Hoy asesora a Nuestros Pequeños Hermanos una junta formada por destacados ciudadanos mexicanos y estadounidenses, y la institución cuenta con varios organismos asistenciales que se encargan de recaudar fondos. Pero su índole se mantiene inalterada, y a pesar de su rápido y notable progreso, el espíritu de los Pequeños Hermanos y Hermanitas sigue siendo tan efusivo y vital como siempre.
Visitar cualquiera de los tres hogares de la institución nos deja una impresión alentadora y confortante. Cuando recorrí la hacienda de Acolman en compañía de su director, Alfredo Provencio, había varios niños recién llegados que se sometían a reconocimientos médicos en la clínica, o saboreaban su primera comida caliente en el comedor. En la cocina, algunos chicos estaban "echando" miles de tortillas para las tres comidas del día; otros metían en un horno de gran tamaño apetitosas hogazas de pan. Íbamos cruzando el patio cuando pasó por allí un muchacho que llevaba una guitarra.
—¡Ese compañero canta fabulosamente! —exclamaron los demás muchachos.
—¿Quieres cantarme algo? —le pedí.
El chico contempló su instrumento con tristeza.
—Cantaría para usted con mucho gusto, pero mi guitarra no tiene cuerdas.
En seguida sonrió, y su sonrisa fue como una canción.
—Vuelva usted por aquí —me dijo el señor Provencio—. Nos agradan los visitantes; cada uno de ellos se lleva al salir un poco del amor que estos niños respiran. Es el amor mismo de Dios, aunque lo refleje una cara sucia.
EL 28 de agosto pasado conmovió a la región central de México uno de los peores terremotos que hayan ocurrido en el país en medio siglo. El padre William Wasson se dirigió inmediatamente a la zona del desastre, donde cientos de personas yacían muertas y muchos niños huérfanos lloraban entre las ruinas de docenas de ciudades y aldeas.
Ocho de sus "Pequeños Hermanos" acompañaron en esa ocasión al sacerdote. Su primera lección en la vida comunitaria había sido aprender a compartir; en aquella situación de urgente necesidad, deseaban repartir su pan entre los sobrevivientes de la tragedia. Hicieron paquetes de víveres y empezaron a distribuirlos bajo la lluvia tan generosamente como si en su propia comunidad dispusieran de una despensa inagotable. Y se conmovieron profundamente cuando unos niños huérfanos y sin hogar quisieron corresponder con un puñado de peras verdes.

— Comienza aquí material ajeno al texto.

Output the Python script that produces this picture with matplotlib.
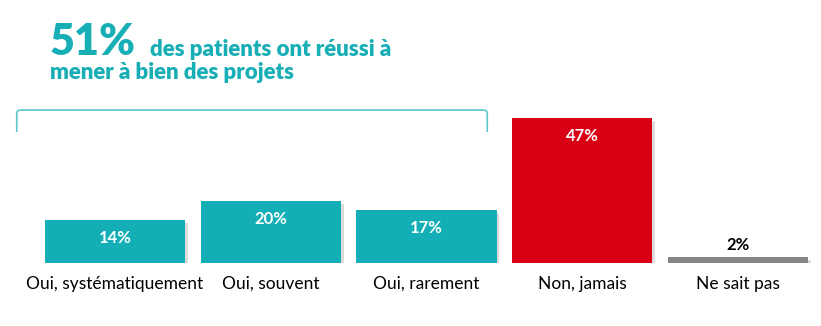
import matplotlib
matplotlib.use("Agg")
import matplotlib.pyplot as plt
import matplotlib.patheffects as pe
from matplotlib.path import Path
from matplotlib.patches import PathPatch

categories = ["Oui, systématiquement", "Oui, souvent", "Oui, rarement", "Non, jamais", "Ne sait pas"]
values = [14, 20, 17, 47, 2]
colors = ["#14AFB6", "#14AFB6", "#14AFB6", "#D90016", "#858585"]
labels = ["14%", "20%", "17%", "47%", "2%"]

TEAL = "#17AEB5"
plt.rcParams['font.family'] = ['Lato', 'DejaVu Sans']

W, H = 821, 326
fig = plt.figure(figsize=(W / 100, H / 100), dpi=100)
ax = fig.add_axes([37 / W, (H - 263) / H, (816 - 37) / W, (263 - 108.5) / H])

x = range(len(values))
bars = ax.bar(x, values, width=0.9, color=colors, zorder=2)
for b in bars:
    b.set_path_effects([pe.SimplePatchShadow(offset=(2, -2), shadow_rgbFace="#999999", alpha=0.35),
                        pe.Normal()])

# étiquettes de valeur
for i, (v, lab) in enumerate(zip(values, labels)):
    if v >= 5:
        ax.text(i, v - 5.8, lab, ha="center", va="center", color="white",
                fontsize=12, fontweight="bold")
    else:
        ax.text(i, v + 1.2, lab, ha="center", va="bottom", color="black",
                fontsize=12, fontweight="bold")

ax.set_xlim(-0.5, len(values) - 0.5)
ax.set_ylim(0, 50)
ax.set_xticks(list(x))
ax.set_xticklabels(categories, fontsize=12.5)
ax.tick_params(axis="x", length=0, pad=9)
ax.set_yticks([])
for s in ax.spines.values():
    s.set_visible(False)

# accolade au-dessus des trois "Oui"
x0, x1, ytop, ybot, r = -0.63, 2.39, 49.5, 42.4, 0.03
verts = [(x0, ybot), (x0, ytop - 1.0), (x0, ytop), (x0 + r, ytop),
         (x1 - r, ytop), (x1, ytop), (x1, ytop - 1.0), (x1, ybot)]
codes = [Path.MOVETO, Path.LINETO, Path.CURVE3, Path.CURVE3,
         Path.LINETO, Path.CURVE3, Path.CURVE3, Path.LINETO]
ax.add_patch(PathPatch(Path(verts, codes), fill=False, edgecolor="#5EC6CA",
                       lw=1.2, clip_on=False))

fig.text(50 / W, 1 - 42 / H, "51%", color=TEAL, fontsize=31, fontweight="heavy",
         va="center", ha="left")
fig.text(150 / W, 1 - 50 / H, "des patients ont réussi à", color=TEAL, fontsize=16,
         fontweight="heavy", va="center", ha="left")
fig.text(50 / W, 1 - 72 / H, "mener à bien des projets", color=TEAL, fontsize=16,
         fontweight="heavy", va="center", ha="left")

fig.savefig("out.png", dpi=100)
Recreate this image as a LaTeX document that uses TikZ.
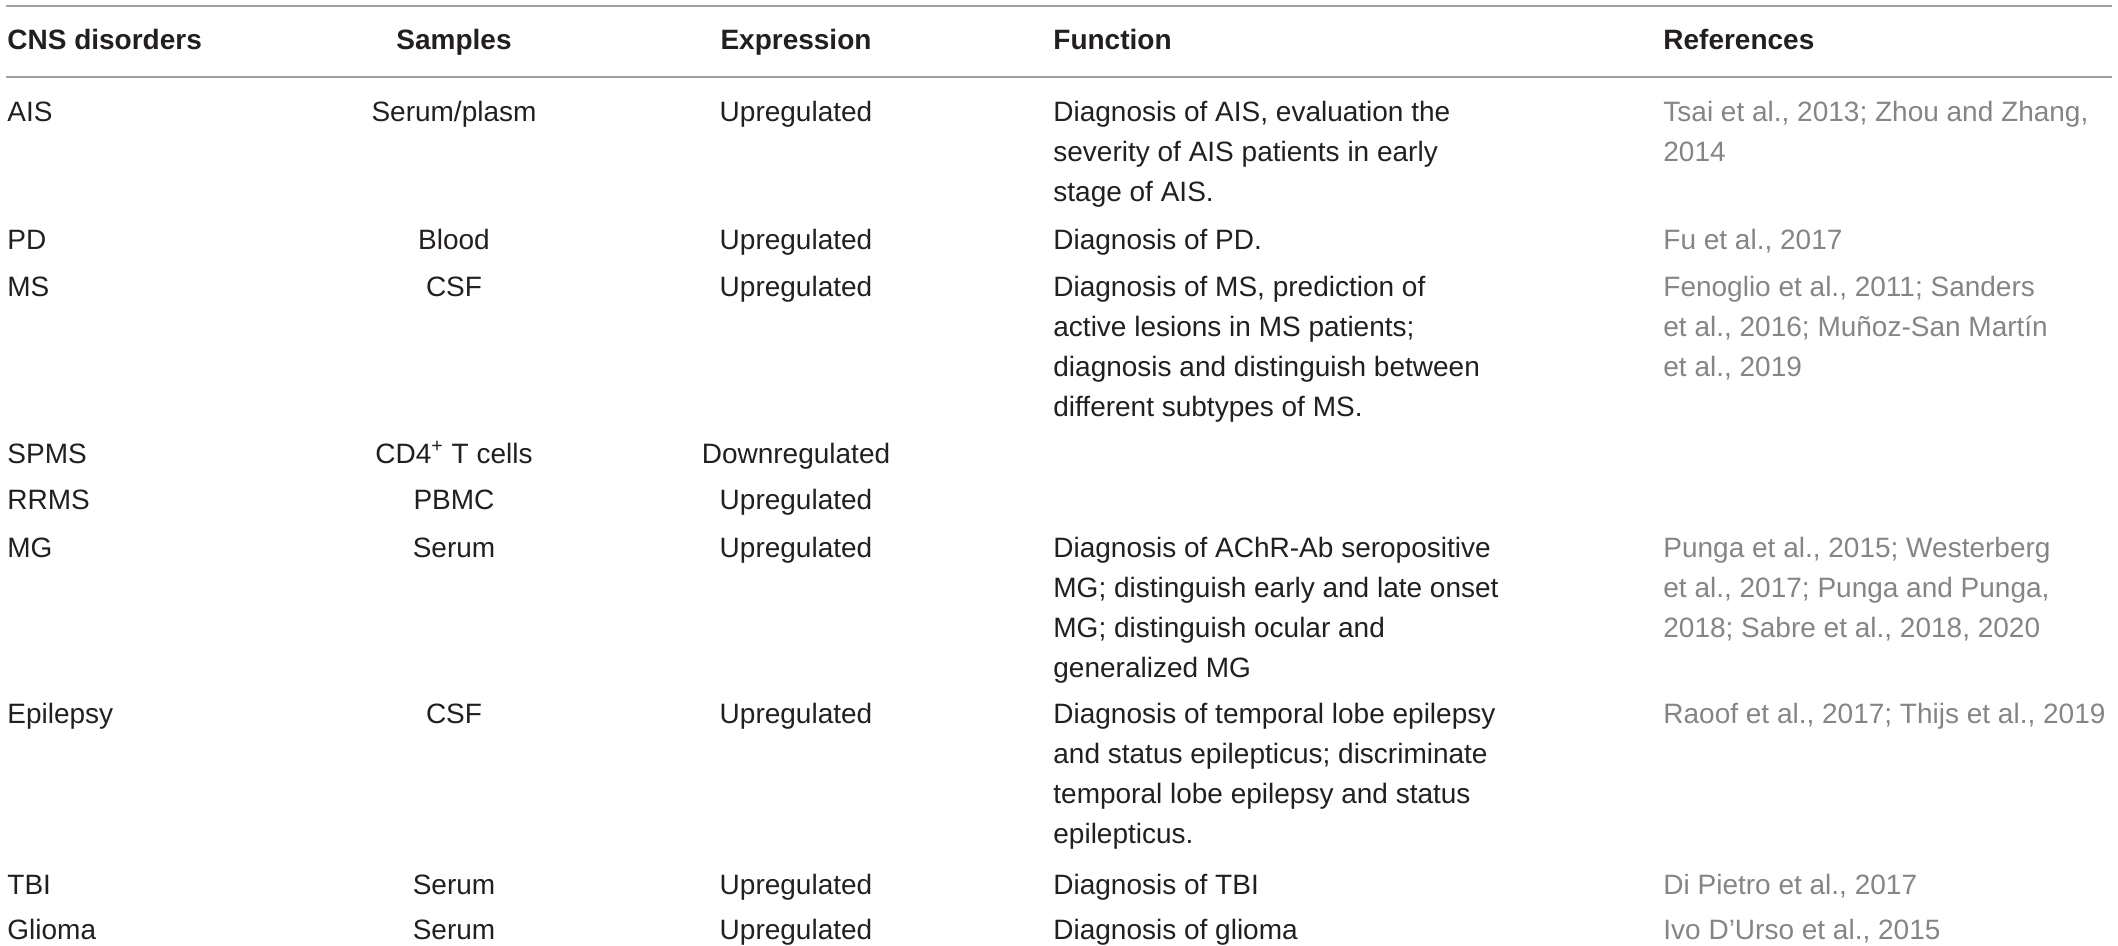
\documentclass[tikz,border=0pt]{standalone}
\usepackage{fontspec}
\setmainfont{Liberation Sans}
\definecolor{ink}{HTML}{231F20}
\definecolor{refgray}{HTML}{858585}
\definecolor{rulegray}{HTML}{A0A0A0}
\newcommand\celllines[1]{\begin{tabular}[t]{@{}l@{}}#1\end{tabular}}
\tikzset{
	cell/.style={anchor=base west, inner sep=0pt, text=ink, font=\fontsize{14}{20}\selectfont},
	mid/.style={cell, anchor=base},
	head/.style={font=\fontsize{14}{20}\selectfont\bfseries},
	refs/.style={cell, text=refgray},
	rule/.style={rulegray, line width=1pt}
}

\begin{document}
\begin{tikzpicture}[x=0.5pt, y=-0.5pt]
	\useasboundingbox (0,0) rectangle (2118,946);
	
	% rules
	\coordinate (tl) at (6,6);
	\coordinate (tr) at (2112,6);
	\coordinate (hl) at (6,77);
	\coordinate (hr) at (2112,77);
	\draw[rule] (tl) -- (tr);
	\draw[rule] (hl) -- (hr);
	
	% header
	\node[cell, head] (hdis) at (7,50) {CNS disorders};
	\node[mid, head] (hsmp) at (454,50) {Samples};
	\node[mid, head] (hexp) at (796,50) {Expression};
	\node[cell, head] (hfun) at (1053,50) {Function};
	\node[cell, head] (href) at (1663,50) {References};
	
	% AIS
	\node[cell] (dais) at (7,122) {AIS};
	\node[mid] (sais) at (454,122) {Serum/plasm};
	\node[mid] (eais) at (796,122) {Upregulated};
	\node[cell] (fais) at (1053,122) {\celllines{Diagnosis of AIS, evaluation the\\severity of AIS patients in early\\stage of AIS.}};
	\node[refs] (rais) at (1663,122) {\celllines{Tsai et al., 2013; Zhou and Zhang,\\2014}};
	
	% PD
	\node[cell] (dpd) at (7,250) {PD};
	\node[mid] (spd) at (454,250) {Blood};
	\node[mid] (epd) at (796,250) {Upregulated};
	\node[cell] (fpd) at (1053,250) {Diagnosis of PD.};
	\node[refs] (rpd) at (1663,250) {Fu et al., 2017};
	
	% MS
	\node[cell] (dms) at (7,297) {MS};
	\node[mid] (sms) at (454,297) {CSF};
	\node[mid] (ems) at (796,297) {Upregulated};
	\node[cell] (fms) at (1053,297) {\celllines{Diagnosis of MS, prediction of\\active lesions in MS patients;\\diagnosis and distinguish between\\different subtypes of MS.}};
	\node[refs] (rms) at (1663,297) {\celllines{Fenoglio et al., 2011; Sanders\\et al., 2016; Muñoz-San Martín\\et al., 2019}};
	
	% SPMS and RRMS
	\node[cell] (dspms) at (7,463) {SPMS};
	\node[mid] (sspms) at (454,463) {CD4\textsuperscript{+} T cells};
	\node[mid] (espms) at (796,463) {Downregulated};
	\node[cell] (drrms) at (7,509) {RRMS};
	\node[mid] (srrms) at (454,509) {PBMC};
	\node[mid] (errms) at (796,509) {Upregulated};
	
	% MG
	\node[cell] (dmg) at (7,557) {MG};
	\node[mid] (smg) at (454,557) {Serum};
	\node[mid] (emg) at (796,557) {Upregulated};
	\node[cell] (fmg) at (1053,557) {\celllines{Diagnosis of AChR-Ab seropositive\\MG; distinguish early and late onset\\MG; distinguish ocular and\\generalized MG}};
	\node[refs] (rmg) at (1663,557) {\celllines{Punga et al., 2015; Westerberg\\et al., 2017; Punga and Punga,\\2018; Sabre et al., 2018, 2020}};
	
	% Epilepsy
	\node[cell] (depi) at (7,723) {Epilepsy};
	\node[mid] (sepi) at (454,723) {CSF};
	\node[mid] (eepi) at (796,723) {Upregulated};
	\node[cell] (fepi) at (1053,723) {\celllines{Diagnosis of temporal lobe epilepsy\\and status epilepticus; discriminate\\temporal lobe epilepsy and status\\epilepticus.}};
	\node[refs] (repi) at (1663,723) {Raoof et al., 2017; Thijs et al., 2019};
	
	% TBI
	\node[cell] (dtbi) at (7,894) {TBI};
	\node[mid] (stbi) at (454,894) {Serum};
	\node[mid] (etbi) at (796,894) {Upregulated};
	\node[cell] (ftbi) at (1053,894) {Diagnosis of TBI};
	\node[refs] (rtbi) at (1663,894) {Di Pietro et al., 2017};
	
	% Glioma
	\node[cell] (dgli) at (7,939) {Glioma};
	\node[mid] (sgli) at (454,939) {Serum};
	\node[mid] (egli) at (796,939) {Upregulated};
	\node[cell] (fgli) at (1053,939) {Diagnosis of glioma};
	\node[refs] (rgli) at (1663,939) {Ivo D’Urso et al., 2015};
\end{tikzpicture}
\end{document}
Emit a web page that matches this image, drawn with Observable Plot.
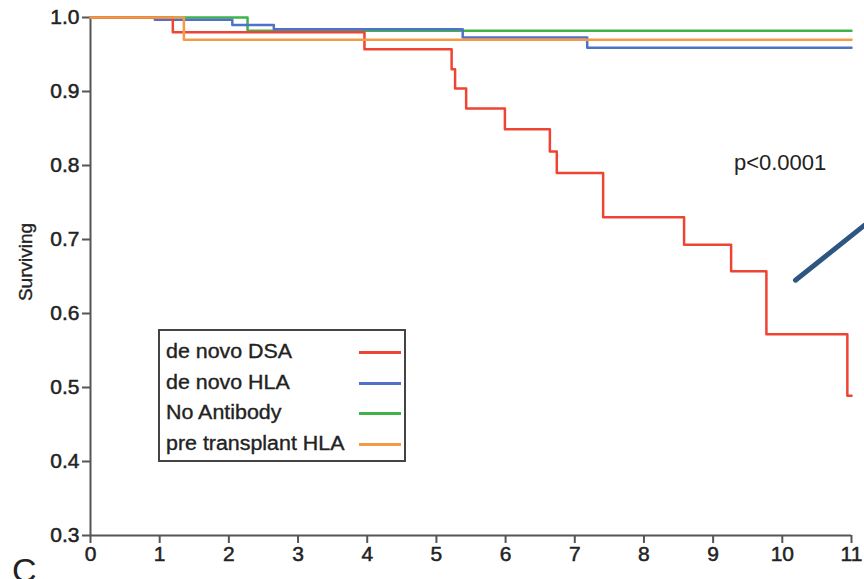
<!DOCTYPE html>
<html>
<head>
<meta charset="utf-8">
<script src="https://cdn.jsdelivr.net/npm/d3@7"></script>
<script src="https://cdn.jsdelivr.net/npm/@observablehq/plot@0.6"></script>
<style>
  html, body { margin: 0; padding: 0; background: #fff; overflow: hidden; }
  #wrap { position: relative; width: 864px; height: 579px; overflow: hidden; font-family: "Liberation Sans", Arial, Helvetica, sans-serif; }
  #wrap svg { position: absolute; left: 0; top: 0; overflow: hidden; }
  #wrap svg g[aria-label$="tick label"] text { stroke: #222; stroke-width: 0.5px; paint-order: stroke; }
  #legend { position: absolute; left: 158px; top: 329px; width: 248px; height: 133px; border: 2px solid #444; background: #fff; box-sizing: border-box; }
  .lrow { position: absolute; left: 6px; font-size: 20px; color: #222; line-height: 1; white-space: nowrap; transform: scaleX(1.07); transform-origin: left center; -webkit-text-stroke: 0.35px #222; }
  .lline { position: absolute; left: 199px; width: 42px; height: 2.5px; }
  #panel { position: absolute; left: 12px; top: 553px; font-size: 34px; color: #222; line-height: 1; }
  #ylab { position: absolute; left: 25px; top: 262px; font-size: 19px; color: #222; line-height: 1; white-space: nowrap; transform: translate(-50%, -50%) rotate(-90deg); -webkit-text-stroke: 0.35px #222; }
</style>
</head>
<body>
<div id="wrap"><div id="panel">C</div></div>
<script>
// Series (time in years, survival probability), Kaplan-Meier steps
const seriesNames = ["de novo DSA", "de novo HLA", "No Antibody", "pre transplant HLA"];
const seriesColors = ["#ee4433", "#4f72c8", "#3fb34a", "#f39a45"];

const dsaTime = [0, 1.19, 3.96, 5.22, 5.27, 5.43, 5.99, 6.64, 6.74, 7.41, 8.58, 9.26, 9.77, 10.94, 11.0];
const dsaSurv = [1.0, 0.980, 0.957, 0.930, 0.904, 0.877, 0.849, 0.819, 0.790, 0.730, 0.693, 0.657, 0.572, 0.489, 0.489];

const hlaTime = [0, 0.93, 2.05, 2.65, 5.38, 7.18, 11.0];
const hlaSurv = [1.0, 0.997, 0.990, 0.984, 0.973, 0.959, 0.959];

const noAbTime = [0, 2.27, 11.0];
const noAbSurv = [1.0, 0.982, 0.982];

const preTime = [0, 1.35, 11.0];
const preSurv = [1.0, 0.970, 0.970];

const xTicks = [0, 1, 2, 3, 4, 5, 6, 7, 8, 9, 10, 11];
const yTicks = [0.3, 0.4, 0.5, 0.6, 0.7, 0.8, 0.9, 1.0];
const yLabel = "Surviving";

const pLabel = ["p<0.0001"];
const pPos = { x: 9.3, y: 0.803 };
const arrowX = [10.19, 11.4];
const arrowY = [0.645, 0.735];

// Build table (draw order: green, blue, red, orange)
const drawOrder = [
  ["No Antibody", noAbTime, noAbSurv],
  ["de novo HLA", hlaTime, hlaSurv],
  ["de novo DSA", dsaTime, dsaSurv],
  ["pre transplant HLA", preTime, preSurv]
];
const rows = drawOrder.flatMap(([name, t, s]) => t.map((v, i) => ({ group: name, time: v, surv: s[i] })));
const arrow = arrowX.map((v, i) => ({ x: v, y: arrowY[i] }));

const font = '"Liberation Sans", Arial, Helvetica, sans-serif';

const chart = Plot.plot({
  width: 864,
  height: 579,
  marginLeft: 90,
  marginRight: 13,
  marginTop: 17,
  marginBottom: 44,
  x: { domain: [0, 11] },
  y: { domain: [0.3, 1.0] },
  color: { domain: seriesNames, range: seriesColors },
  style: { fontFamily: font, color: "#222", background: "#fff", overflow: "hidden" },
  marks: [
    Plot.axisX({ ticks: xTicks, tickSize: 8, tickPadding: 3, label: null, fontSize: 21, stroke: "#555", strokeWidth: 2, fill: "#222" }),
    Plot.axisY({ ticks: yTicks, tickSize: 8, tickPadding: 3, tickFormat: ".1f", label: null, fontSize: 21, stroke: "#555", strokeWidth: 2, fill: "#222" }),
    Plot.ruleX([0], { stroke: "#555", strokeWidth: 2 }),
    Plot.ruleY([0.3], { stroke: "#555", strokeWidth: 2 }),
    Plot.line(rows, { x: "time", y: "surv", z: "group", stroke: "group", curve: "step-after", strokeWidth: 2.5 }),
    Plot.text(pLabel, { x: () => pPos.x, y: () => pPos.y, text: d => d, textAnchor: "start", fontSize: 22, fill: "#222" }),
    Plot.line(arrow, { x: "x", y: "y", stroke: "#2e5683", strokeWidth: 5 })
  ]
});

const wrap = document.getElementById("wrap");
wrap.insertBefore(chart, wrap.firstChild);

// Y axis title
const yl = document.createElement("div");
yl.id = "ylab";
yl.textContent = yLabel;
wrap.appendChild(yl);

// Legend box
const legend = document.createElement("div");
legend.id = "legend";
const rowTops = [10, 41, 71, 102];
seriesNames.forEach((name, i) => {
  const t = document.createElement("div");
  t.className = "lrow";
  t.style.top = rowTops[i] + "px";
  t.textContent = name;
  legend.appendChild(t);
  const l = document.createElement("div");
  l.className = "lline";
  l.style.top = (rowTops[i] + 10) + "px";
  l.style.background = seriesColors[i];
  legend.appendChild(l);
});
wrap.appendChild(legend);
</script>
</body>
</html>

Aunque en los hogares de los Pequeños Hermanos se atestaba ya un total sin precedente de 1182 niños y niñas huérfanos o abandonados, hasta el punto de saturar la capacidad de las instalaciones, las puertas de la institución se abrieron de par en par y dejaron entrar a los que llegaban. Un visitante, sabedor de que "Nuestros Pequeños Hermanos" vive al día de los donativos, preguntó al padre Wasson qué haría para alimentar, vestir y educar a sus nuevos protegidos.
El sacerdote sonrió y contestó serenamente: "Dios proveerá".